Immer mehr Menschen leiden unter Allergien. Doch nach wie vor ist unklar, warum. Wir fragten den Immunologen Prof. Ulrich Wahn, Direktor der Kinderklinik an der Charité in Berlin.
Kann man bei Allergien schon von einer Volkskrankheit sprechen?
Auf jeden Fall. Jeder vierte Bundesbürger ist Allergiker. Die meisten haben Heuschnupfen.
Sind Kinder stärker betroffen?
Ja, allergische Erkrankungen machen sich meistens schon im ersten Lebensjahr bemerkbar. Jeder zehnte Einjährige leidet mittlerweile an Neurodermitis. Und in jeder Schulklasse sitzen heute etwa zwei Kinder mit Asthma. Die Zahl der asthmakranken Kinder hat sich in einer Generation verdoppelt.
Warum nehmen die Allergien zu?
Die meisten Forscher favorisieren die Hygienehypothese. Sie besagt, dass der Wohlstand mit dem Trend zur Kleinfamilie Allergien begünstigt, da sich die Kinder seltener anstecken. Das Immunsystem braucht aber Stimuli, um sich richtig zu entwickeln.

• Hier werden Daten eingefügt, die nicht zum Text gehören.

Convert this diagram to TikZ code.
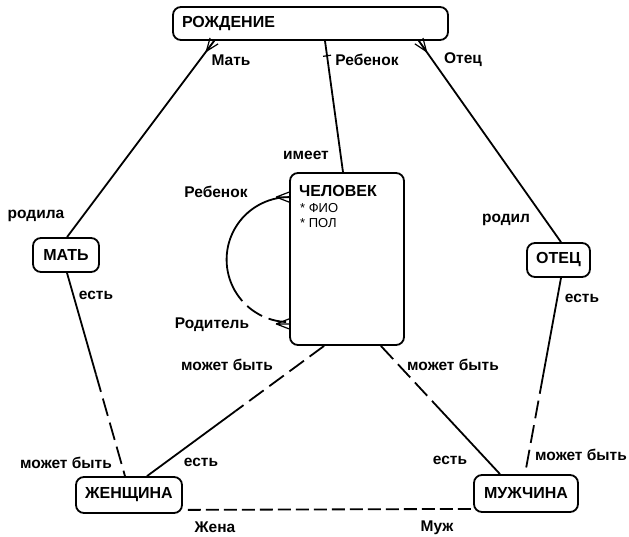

Gibt es Fortschritte in der Behandlung?
Jetzt ist ein neues Medikament entwickelt worden – Xolair. Damit beginnt eine neue Ära der Allergiebehandlung. Xolair ist ein gentechnisch hergestellter Antikörper. Er macht das bei Allergikern zu viel produzierte Immunglobulin E unschädlich. Wir waren von dem Erfolg in unserer Studie selbst überrascht. Einen so großen Effekt hatten wir nicht erwartet.
Wird Xolair zur Standardtherapie?
Dafür wird es zu teuer sein. Zunächst wird die Spritze wohl nur bei Patienten eingesetzt, die mit den gängigen Medikamenten nicht zufrieden stellend behandelt werden können.